From the tender age of five, Mayra Orellana-Powell drank sweetened coffee as a treat.
Raised by her grandparents in the small town of Santa Elena in Honduras, Orellana-Powell is either related to or friends with all the small farmers who are now the providers of the coffee beans that Catracha Coffee Company imports, roasts and sells.
Orellana-Powell started her company to showcase Honduran coffee, which she feels is under-appreciated in the coffee-drinking world, and to make a difference in the economic well-being of her home town.
A resident of Alameda since 2006, Orellana-Powell lives with her husband and sons on the East End of the Island.
When did you start the Catracha Coffee Company? Officially, the summer of 2010. We started with 500 pounds of green coffee beans to see if it was worth doing. This year, we imported 9,000 pounds.
What does “catracha” mean? It’s a nickname for Hondurans. If you’re from Honduras, you are catracha if you’re a woman, and catracho if you are a man.
What type of coffee do you sell? Our coffee is shade-grown and single source — all from the same region in Honduras. The beans are grown at high elevation. I work with a local roaster in Oakland, RoastCo, who is willing to do small batches. Our beans are medium roast so the real coffee flavor comes through. Our coffee has a very bright taste. It’s chocolate-y and has some fruity overtones.
How long has your family cultivated coffee? My family in Honduras has grown coffee for generations, as far back as my great-grandparents.

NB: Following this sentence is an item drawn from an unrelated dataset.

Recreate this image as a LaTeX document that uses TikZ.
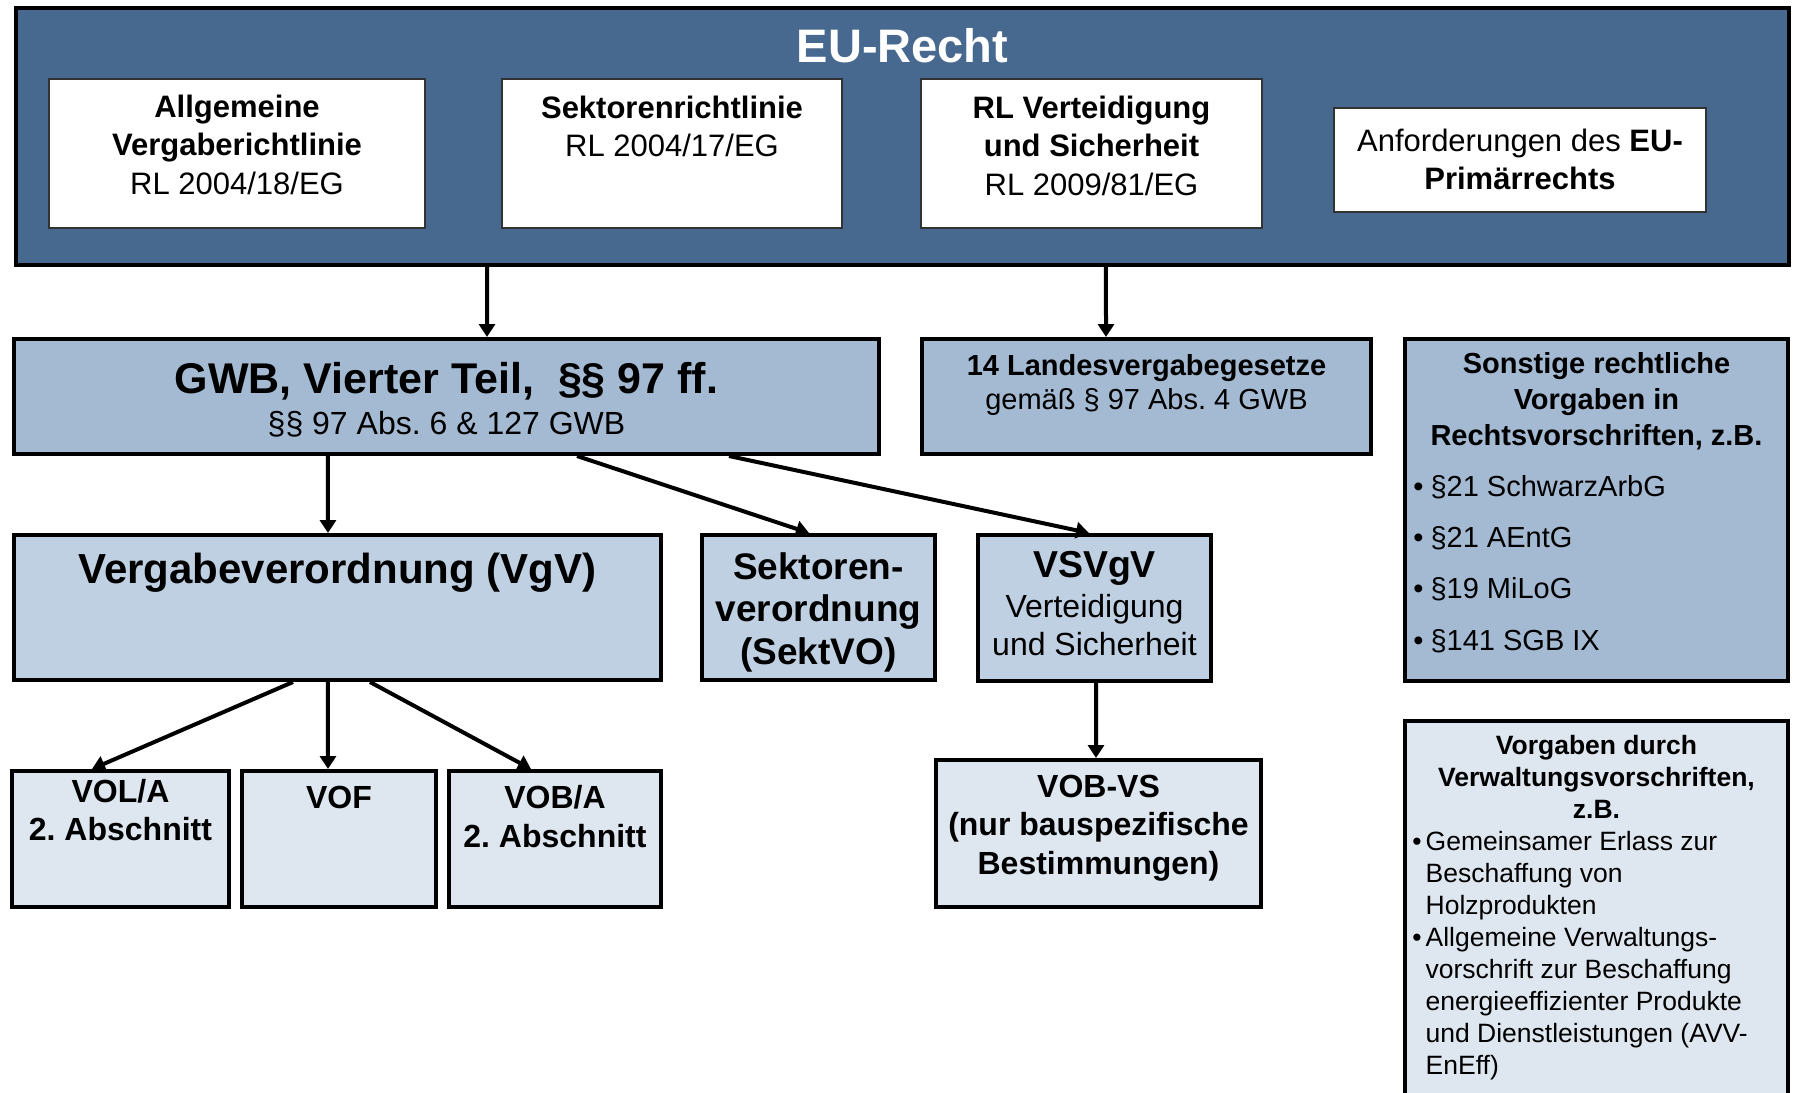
\documentclass[tikz,border=0pt]{standalone}
\usepackage{fontspec}
\setmainfont{Liberation Sans}
\frenchspacing
\usetikzlibrary{arrows.meta,calc}

\definecolor{eublue}{RGB}{72,105,143}
\definecolor{midblue}{RGB}{164,185,210}
\definecolor{lightblue}{RGB}{191,208,226}
\definecolor{paleblue}{RGB}{222,230,239}

\tikzset{
  eubox/.style={draw=black,line width=2pt,fill=eublue,inner sep=0pt},
  rlbox/.style={draw=black!80,line width=0.75pt,fill=white,inner sep=0pt},
  midbox/.style={draw=black,line width=2pt,fill=midblue,inner sep=0pt},
  lightbox/.style={draw=black,line width=2pt,fill=lightblue,inner sep=0pt},
  palebox/.style={draw=black,line width=2pt,fill=paleblue,inner sep=0pt},
  txt/.style={anchor=base,align=center,inner sep=0pt},
  lst/.style={anchor=base west,align=left,inner sep=0pt},
  arr/.style={line width=2pt,-{Triangle[length=6.5pt,width=8pt]}},
}

\newcommand{\fs}[2]{\fontsize{#1}{#2}\selectfont}

\begin{document}
\begin{tikzpicture}[x=0.5pt,y=0.5pt]
\useasboundingbox (0,0) rectangle (1796,-1093);

% EU-Recht (Textknoten sitzen auf der Grundlinie der letzten Zeile)
\node[eubox,minimum width=886.5pt,minimum height=128.5pt] (eu) at (902.5,-136.5) {};
\node[txt,text=white,font=\fs{23.5}{28}\bfseries] (eut) at (902.5,-62) {EU-Recht};
\node[rlbox,minimum width=188pt,minimum height=74.5pt] (rl1) at (237,-153.5) {};
\node[rlbox,minimum width=170pt,minimum height=74.5pt] (rl2) at (672,-153.5) {};
\node[rlbox,minimum width=170.5pt,minimum height=74.5pt] (rl3) at (1091.5,-153.5) {};
\node[rlbox,minimum width=186pt,minimum height=52pt] (prim) at (1520,-160) {};
\node[txt,font=\fs{15.5}{19.25}] (rl1t) at (237,-194)
  {\textbf{Allgemeine}\\\textbf{Vergaberichtlinie}\\RL 2004/18/EG};
\node[txt,font=\fs{15.5}{19.25}] (rl2t) at (672,-156.5)
  {\textbf{Sektorenrichtlinie}\\RL 2004/17/EG};
\node[txt,font=\fs{15.5}{19.25}] (rl3t) at (1091.5,-195)
  {\textbf{RL Verteidigung}\\\textbf{und Sicherheit}\\RL 2009/81/EG};
\node[txt,font=\fs{15.5}{19}] (primt) at (1520,-189)
  {Anforderungen des \textbf{EU-}\\\textbf{Primärrechts}};

% zweite Ebene
\node[midbox,minimum width=432.5pt,minimum height=57.5pt] (gwb) at (446.5,-396.5) {};
\node[txt,font=\fs{21.5}{25}\bfseries] (gwbt) at (446.5,-393) {GWB, Vierter Teil,\ \ §§ 97 ff.};
\node[txt,font=\fs{16}{19}] (gwbs) at (446.5,-434) {§§ 97 Abs. 6 \& 127 GWB};
\node[midbox,minimum width=224.5pt,minimum height=57.5pt] (lvg) at (1146.5,-396.5) {};
\node[txt,font=\fs{14.5}{17}] (lvgt) at (1146.5,-409)
  {\textbf{14 Landesvergabegesetze}\\gemäß § 97 Abs. 4 GWB};
\node[midbox,minimum width=191.5pt,minimum height=171pt] (son) at (1596.5,-510) {};
\node[txt,font=\fs{14.5}{18}\bfseries] (sont) at (1596.5,-445)
  {Sonstige rechtliche\\Vorgaben in\\Rechtsvorschriften, z.B.};
\node[lst,font=\fs{14.5}{25.65}] (sonl) at (1413,-650)
  {•\hspace{3.5pt}§21 SchwarzArbG\\•\hspace{3.5pt}§21 AEntG\\•\hspace{3.5pt}§19 MiLoG\\•\hspace{3.5pt}§141 SGB IX};

% Verordnungen
\node[lightbox,minimum width=323.5pt,minimum height=72.5pt] (vgv) at (337.5,-607.5) {};
\node[txt,font=\fs{21}{25}\bfseries] (vgvt) at (337.5,-583) {Vergabeverordnung (VgV)};
\node[lightbox,minimum width=116.5pt,minimum height=72.5pt] (sekt) at (818.5,-607.5) {};
\node[txt,font=\fs{18.5}{21.25}\bfseries] (sektt) at (818.5,-664) {Sektoren-\\verordnung\\(SektVO)};
\node[lightbox,minimum width=116.5pt,minimum height=73pt] (vsv) at (1094.5,-608) {};
\node[txt,font=\fs{18.75}{22}\bfseries] (vsvt) at (1094.5,-577) {VSVgV};
\node[txt,font=\fs{16}{19}] (vsvs) at (1094.5,-655) {Verteidigung\\und Sicherheit};

% Vergabeordnungen
\node[palebox,minimum width=108.5pt,minimum height=68pt] (vol) at (120.5,-839) {};
\node[txt,font=\fs{16}{19}\bfseries] (volt) at (120.5,-840) {VOL/A\\2. Abschnitt};
\node[palebox,minimum width=97pt,minimum height=68pt] (vof) at (339,-839) {};
\node[txt,font=\fs{16}{19}\bfseries] (voft) at (339,-808) {VOF};
\node[palebox,minimum width=106pt,minimum height=68pt] (vob) at (555,-839) {};
\node[txt,font=\fs{16}{19.5}\bfseries] (vobt) at (555,-847) {VOB/A\\2. Abschnitt};
\node[palebox,minimum width=162.5pt,minimum height=73.5pt] (vbvs) at (1098.5,-833.5) {};
\node[txt,font=\fs{16}{19.25}\bfseries] (vbvst) at (1098.5,-874)
  {VOB-VS\\(nur bauspezifische\\Bestimmungen)};
\node[palebox,minimum width=191.5pt,minimum height=193.5pt] (vwv) at (1596.5,-914.5) {};
\node[txt,font=\fs{13.25}{16}\bfseries] (vwvt) at (1596.5,-818)
  {Vorgaben durch\\Verwaltungsvorschriften,\\z.B.};
\node[lst,font=\fs{13.25}{16}] (vwvl) at (1412,-1074)
  {•\hspace{2pt}Gemeinsamer Erlass zur\\\hphantom{•\hspace{2pt}}Beschaffung von\\\hphantom{•\hspace{2pt}}Holzprodukten\\
   •\hspace{2pt}Allgemeine Verwaltungs-\\\hphantom{•\hspace{2pt}}vorschrift zur Beschaffung\\\hphantom{•\hspace{2pt}}energieeffizienter Produkte\\
   \hphantom{•\hspace{2pt}}und Dienstleistungen (AVV-\\\hphantom{•\hspace{2pt}}EnEff)};

% Pfeile
\draw[arr] ($(eu.south west)!0.2662!(eu.south east)$) -- ($(gwb.north west)!0.5466!(gwb.north east)$);
\draw[arr] ($(eu.south west)!0.6145!(eu.south east)$) -- ($(lvg.north west)!0.4106!(lvg.north east)$);
\draw[arr] ($(gwb.south west)!0.3636!(gwb.south east)$) -- ($(vgv.north west)!0.4854!(vgv.north east)$);
\draw[arr] ($(gwb.south west)!0.6502!(gwb.south east)$) -- ($(sekt.north west)!0.46!(sekt.north east)$);
\draw[arr] ($(gwb.south west)!0.8251!(gwb.south east)$) -- ($(vsv.north west)!0.4768!(vsv.north east)$);
\draw[arr] ($(vgv.south west)!0.4316!(vgv.south east)$) -- ($(vol.north west)!0.371!(vol.north east)$);
\draw[arr] ($(vgv.south west)!0.4854!(vgv.south east)$) -- ($(vof.north west)!0.4444!(vof.north east)$);
\draw[arr] ($(vgv.south west)!0.5499!(vgv.south east)$) -- ($(vob.north west)!0.3889!(vob.north east)$);
\draw[arr] ($(vsv.south west)!0.5063!(vsv.south east)$) -- ($(vbvs.north west)!0.4924!(vbvs.north east)$);
\end{tikzpicture}
\end{document}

Where can people buy Catracha Coffee? The beans are available through our website. RoastCo also carries our beans and sells them through Whole Foods.
How much does it cost? Right now, for the holiday season, we are offering one pound of roasted beans for $10 plus shipping and handling. If you live in Alameda, we can make arrangements to drop it off at your house. I’m always biking around the island.